Highlights & Insights¶
- Defining benchmark quality via "caption-solvability": Using the degradation in performance from captions as a hard validity test is a clever, transferable principle for benchmark design.
- Adopting human audiology paradigms (audiogram, JND): Using pure sine waves and difficulty scaling makes vague "perceptual ability" as quantifiable as a human hearing test.
- Pseudo-stereo cancellation experiment: A simple 20-sample experiment elegantly proved that "mono-averaging" is a fundamental bottleneck for spatial reasoning, leading to the dual native/channel-separated protocol.
Limitations & Future Work¶
- Ours focuses on evaluation and diagnosis, suggesting three directions (enhancing dense audio description, improving multi-audio reasoning, abandoning mono-averaging), but does not provide a specific training solution.
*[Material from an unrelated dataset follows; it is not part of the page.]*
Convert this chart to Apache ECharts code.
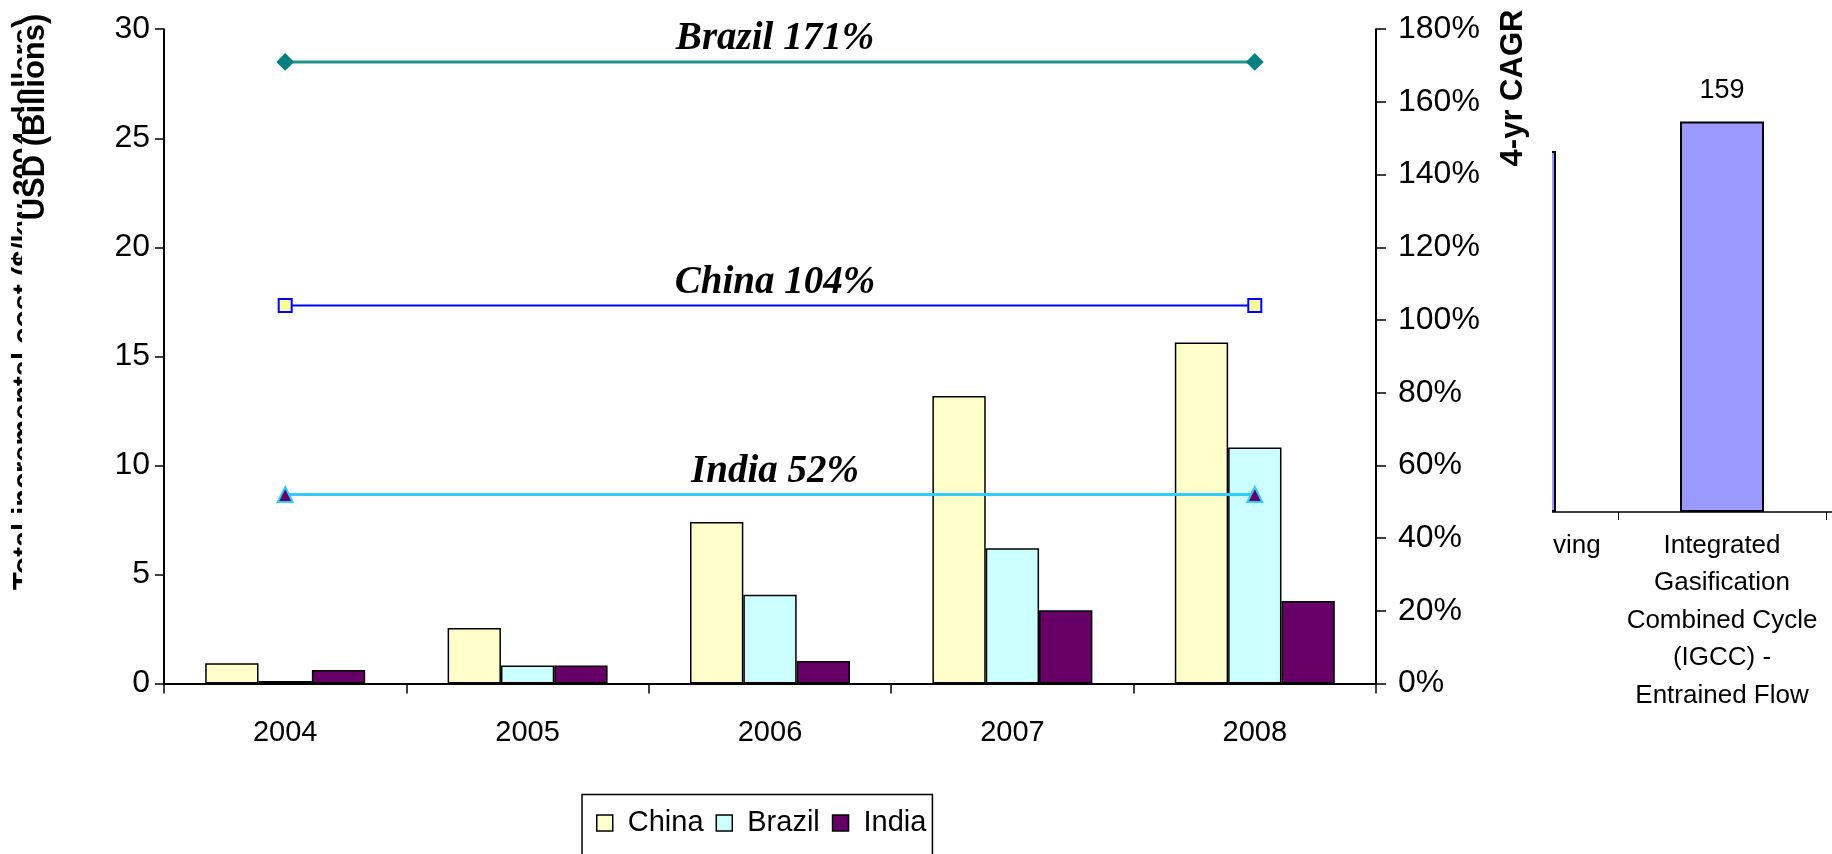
<!DOCTYPE html>
<html>
<head>
<meta charset="utf-8">
<script src="https://cdn.jsdelivr.net/npm/echarts@6/dist/echarts.min.js"></script>
<style>
  html, body { margin: 0; padding: 0; background: #fff; }
  #main { position: absolute; left: 0; top: 0; width: 1832px; height: 854px; }
  #clip { position: absolute; left: 1552px; top: 0; width: 280px; height: 854px; overflow: hidden; }
  #side { position: absolute; left: -142px; top: 0; width: 700px; height: 854px; }
</style>
</head>
<body>
<div id="main"></div>
<div id="clip"><div id="side"></div></div>
<script>
// ---- main chart data ----
const years = ['2004', '2005', '2006', '2007', '2008'];
const china = [0.93, 2.55, 7.41, 13.18, 15.64];
const brazil = [0.11, 0.82, 4.07, 6.2, 10.82];
const india = [0.62, 0.82, 1.03, 3.36, 3.78];
const cagrNames = ['Brazil', 'China', 'India'];
const cagrValues = [171, 104, 52];

// ---- side chart (fragment) data ----
const techCategories = ['Dry Ash Moving\nBed', 'Integrated\nGasification\nCombined Cycle\n(IGCC) -\nEntrained Flow', ''];
const techCost = [147, 159, '-'];

const SANS = '"Liberation Sans", Arial, sans-serif';
const SERIF = '"Liberation Serif", "Times New Roman", serif';

const barColors = { China: '#FFFFCC', Brazil: '#CCFFFF', India: '#660066' };
const lineStyles = {
  Brazil: { line: '#1f9490', symbol: 'diamond', fill: '#008080', border: '#008080', size: 15, width: 3 },
  China:  { line: '#0000FF', symbol: 'rect', fill: '#FFFF99', border: '#0000FF', size: 13, width: 2 },
  India:  { line: '#33CCFF', symbol: 'triangle', fill: '#660066', border: '#33CCFF', size: 15, width: 3 }
};

function barSeries(name, data) {
  return {
    name: name, type: 'bar', data: data, yAxisIndex: 0,
    barGap: '0%', barCategoryGap: '34%',
    itemStyle: { color: barColors[name], borderColor: '#000', borderWidth: 1.5 }
  };
}

function cagrSeries(name, v) {
  const s = lineStyles[name];
  return {
    name: name + ' CAGR', type: 'line', yAxisIndex: 1,
    data: [v, '-', '-', '-', v], connectNulls: true,
    symbol: s.symbol, symbolSize: s.size, showAllSymbol: true,
    lineStyle: { color: s.line, width: s.width },
    itemStyle: { color: s.fill, borderColor: s.border, borderWidth: 2 },
    z: 5,
    markPoint: {
      silent: true, symbol: 'circle', symbolSize: 1,
      itemStyle: { color: 'rgba(0,0,0,0)' },
      data: [{ coord: [years[2], v] }],
      label: {
        show: true, position: 'top', distance: 3, offset: [5, 0],
        formatter: name + ' ' + v + '%',
        fontFamily: SERIF, fontWeight: 'bold', fontStyle: 'italic', fontSize: 39, color: '#000'
      }
    }
  };
}

const main = echarts.init(document.getElementById('main'), null, { renderer: 'canvas' });
main.setOption({
  animation: false,
  backgroundColor: '#fff',
  textStyle: { fontFamily: SANS },
  grid: { left: 164, top: 29.2, right: 456, bottom: 170.5, containLabel: false },
  legend: {
    data: ['China', 'Brazil', 'India'],
    left: 582, top: 794.5, orient: 'horizontal',
    icon: 'rect', itemWidth: 16, itemHeight: 16, itemGap: 12,
    padding: [14, 6, 40, 14],
    borderColor: '#000', borderWidth: 1.5,
    itemStyle: { borderColor: '#000', borderWidth: 1.5 },
    textStyle: { fontFamily: SANS, fontSize: 29, color: '#000', padding: [0, 0, 0, 10] }
  },
  xAxis: {
    type: 'category', data: years,
    axisLine: { show: true, lineStyle: { color: '#000', width: 2 } },
    axisTick: { show: true, length: 10, lineStyle: { color: '#000', width: 1.5 } },
    axisLabel: { fontFamily: SANS, fontSize: 29, color: '#000', margin: 35 },
    splitLine: { show: false }
  },
  yAxis: [
    {
      type: 'value', min: 0, max: 30, interval: 5, position: 'left',
      axisLine: { show: true, lineStyle: { color: '#000', width: 2 } },
      axisTick: { show: true, length: 9, lineStyle: { color: '#000', width: 1.5 } },
      axisLabel: { fontFamily: SANS, fontSize: 32, color: '#000', margin: 14 },
      splitLine: { show: false }
    },
    {
      type: 'value', min: 0, max: 180, interval: 20, position: 'right',
      axisLine: { show: true, lineStyle: { color: '#000', width: 2 } },
      axisTick: { show: true, length: 10, lineStyle: { color: '#000', width: 1.5 } },
      axisLabel: { fontFamily: SANS, fontSize: 32, color: '#000', margin: 22, formatter: '{value}%' },
      splitLine: { show: false }
    }
  ],
  graphic: [
    {
      type: 'text', x: 10, y: 590, rotation: Math.PI / 2, z: 1,
      style: { text: 'Total incremental cost ($/kw 2004 dollars)', font: 'bold 29px ' + SANS, fill: '#000', align: 'left', verticalAlign: 'top' }
    },
    { type: 'rect', shape: { x: 22, y: 0, width: 60, height: 640 }, style: { fill: '#fff' }, z: 2 },
    {
      type: 'text', x: 35, y: 117, rotation: Math.PI / 2, z: 3,
      style: { text: 'USD (Billions)', font: 'bold 31px ' + SANS, fill: '#000', align: 'center', verticalAlign: 'middle' }
    },
    {
      type: 'text', x: 1513, y: 88, rotation: Math.PI / 2, z: 3,
      style: { text: '4-yr CAGR', font: 'bold 31px ' + SANS, fill: '#000', align: 'center', verticalAlign: 'middle' }
    }
  ],
  series: [
    barSeries('China', china),
    barSeries('Brazil', brazil),
    barSeries('India', india),
    cagrSeries(cagrNames[0], cagrValues[0]),
    cagrSeries(cagrNames[1], cagrValues[1]),
    cagrSeries(cagrNames[2], cagrValues[2])
  ]
});

// first category label nudged left so its clipped tail lines up with the reference
const sideCategoryData = techCategories.map(function (c, i) {
  return i === 0 ? { value: c, textStyle: { padding: [0, 10, 0, 0] } } : c;
});

const side = echarts.init(document.getElementById('side'), null, { renderer: 'canvas' });
side.setOption({
  animation: false,
  textStyle: { fontFamily: SANS },
  grid: { left: 0, top: 20.8, width: 624, height: 491.2, containLabel: false },
  xAxis: {
    type: 'category', data: sideCategoryData,
    axisLine: { show: true, lineStyle: { color: '#000', width: 1.5 } },
    axisTick: { show: true, length: 8, lineStyle: { color: '#000', width: 1 } },
    axisLabel: { interval: 0, fontFamily: SANS, fontSize: 26, lineHeight: 37.5, color: '#000', margin: 15 }
  },
  yAxis: { type: 'value', min: 0, max: 200, show: false },
  series: [{
    type: 'bar', data: techCost, barWidth: 84,
    itemStyle: { color: '#9999FF', borderColor: '#000', borderWidth: 2 },
    label: { show: true, position: 'top', distance: 17, fontFamily: SANS, fontSize: 27, color: '#000' }
  }]
});
</script>
</body>
</html>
- Scale and Coverage: 2,353 questions is relatively small compared to the model's capability space. Potential data leakage from real-world audio sources (FSD50K/Clotho) remains a risk, though task formats are intentionally differentiated from traditional QA.
- Evaluation Format: The reliance on multiple-choice questions with string matching may underestimate or overestimate the true quality of open-ended generative reasoning.
Related Work & Insights¶
- vs. MMAU / MMAR / MMAU-Pro: While these contain temporal/spatial questions, their temporal tasks stay at "when/who" levels, and spatial tasks rarely require stereo cues. STAR-Bench requires understanding cross-segment physical principles and causal dynamics, explicitly emphasizing stereo reasoning and providing quantitative attribute evaluation.
- vs. BAT (Spatial Audio Model): BAT can classify 100% in the pseudo-stereo experiment, showing native multi-channel processing is key. However, BAT scores near 0 on STAR-Bench holistic tasks, proving "stereo processing" is not equivalent to "4D reasoning."
Rating¶
- Novelty: ⭐⭐⭐⭐⭐ First to formalize "Audio 4D Intelligence" and strictly define evaluation scope via caption-drop experiments.
- Experimental Thoroughness: ⭐⭐⭐⭐⭐ 19 models evaluated with error attribution, ablation, and human baselines.
- Writing Quality: ⭐⭐⭐⭐ Clear structure and strong motivation; many task sub-categories require careful reference to tables.
- Value: ⭐⭐⭐⭐⭐ Reveals systemic shortcomings in fine-grained perception and spatial reasoning in current large audio models.